Mas se antes eles estavam na casa dos 24 aos, agora estavam com 33. A perspectiva muda. O rosto e o corpo dos atores também. O fogo da juventude que incendiava seus olhares em 95 se transforma quase em um desespero. É como se um visse no outro, a última oportunidade de ser feliz na vida.

O filme novamente termina em aberto. Desta vez, porém, temos certeza que os dois vão ficar juntos. Era quase o único caminho a ser seguido para manter a sanidade de ambos.

Embora Julie Delpy não tenha se tornado uma atriz de sucesso em Hollywood, sua carreia foi bem na França. Hawke e Linklater continuaram a fazer sucesso mundial com a força do cinema americano.

Inevitavelmente, nove anos depois, veio o terceiro filme Antes da meia-noite (Before Mindnight) em 2013. Pessoalmente, fiquei morrendo de medo. Por favor, não mexam novamente com Celine e Jesse. Deixe os dois no “Felizes para Sempre”, por favor?

Mas o trio não me escutou e veio o que, até agora, é o filme mais premiado da trilogia. Chegando inclusive a ser indicado ao Oscar de roteiro original e ao Globo de Ouro de Melhor Atriz para Julie Delpy. É o filme mais pesado também.

Assim como a vida, a história segue. Agora Jesse e Celine estão casados (ufa!) e tem filhas gêmeas. O filho de Jesse de primeiro casamento já é um adolescente e vive com a mãe nos EUA enquanto Jesse tenta viver na Europa com Celine. Agora os atores estão com 42 anos. Pela primeira vez, temos uma cena de nudez de Julie Delpy mostrando os seios, o corpo exibe uma barriguinha, rugas, muitas rugas em ambos. A barbicha de Jesse começa a embranquecer.

Embora a paixão continue, estão agressivos e cruéis um com o outro. Metade do filme é briga e feia. O assunto traição vem à tona. Aqueles jovens de vinte anos atrás, apaixonados, agora discutem se é justa a divisão de tarefas domésticas. Ele um escritor de relativo sucesso, se mudou para a França, - algo que para um americano é bem doloroso - para ficar perto dela, longe do filho. Celine, por sua vez, continua trabalhando. De noite, é ela quem cuida das gêmeas para ele escrever. Ou seja, ela faz aquelas típicas jornadas de trabalho dupla, no serviço e depois em casa. Ele escreve (acreditem em mim, é um trabalho que consome o indivíduo) e convive com a culpa de não estar sempre presente.
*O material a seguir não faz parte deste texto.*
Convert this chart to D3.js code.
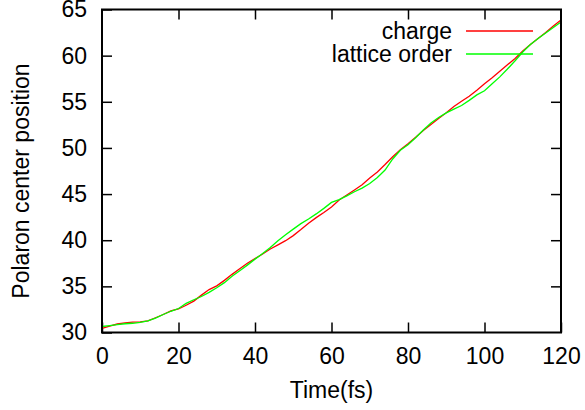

Em seu terceiro ato, a trilogia não tem medo de mostrar o lado mais cruel do “Felizes para Sempre” dos contos de fadas. Novamente a história termina de forma aberta. Novamente, entendemos que o casal vai permanecer junto, pois NOVAMENTE os atores nos convencem de forma absoluta de que Jesse e Celine se amam apaixonadamente e literalmente nasceram um para o outro. Mas algo mudou radicalmente e do casal apaixonado e puro de 1995, passamos para o casal estressado de 2013.

De certa forma, a trilogia “Before” é um magnífico estudo sobre o amor verdadeiro e poderoso que une aqueles dois seres humanos que acompanhamos durante vinte anos. Mas também pode ser um cruel filme de terror se assistido em sequência. A deterioração de corpos e sentimentos é honesta, cruel e assustadoramente bela. Manter uma relação tem seu preço. O “felizes para Sempre” cobra tributos e estes são altíssimos. Isso nunca foi mostrado nas telas de cinema com tanto realismo. Entretanto, talvez seja uma das poucas obras românticas a mostrar o amor em “tempo real” de forma tão verdadeira, sem idealizações, sem concessões. Ainda assim, continua sendo belo, continua sendo romântico.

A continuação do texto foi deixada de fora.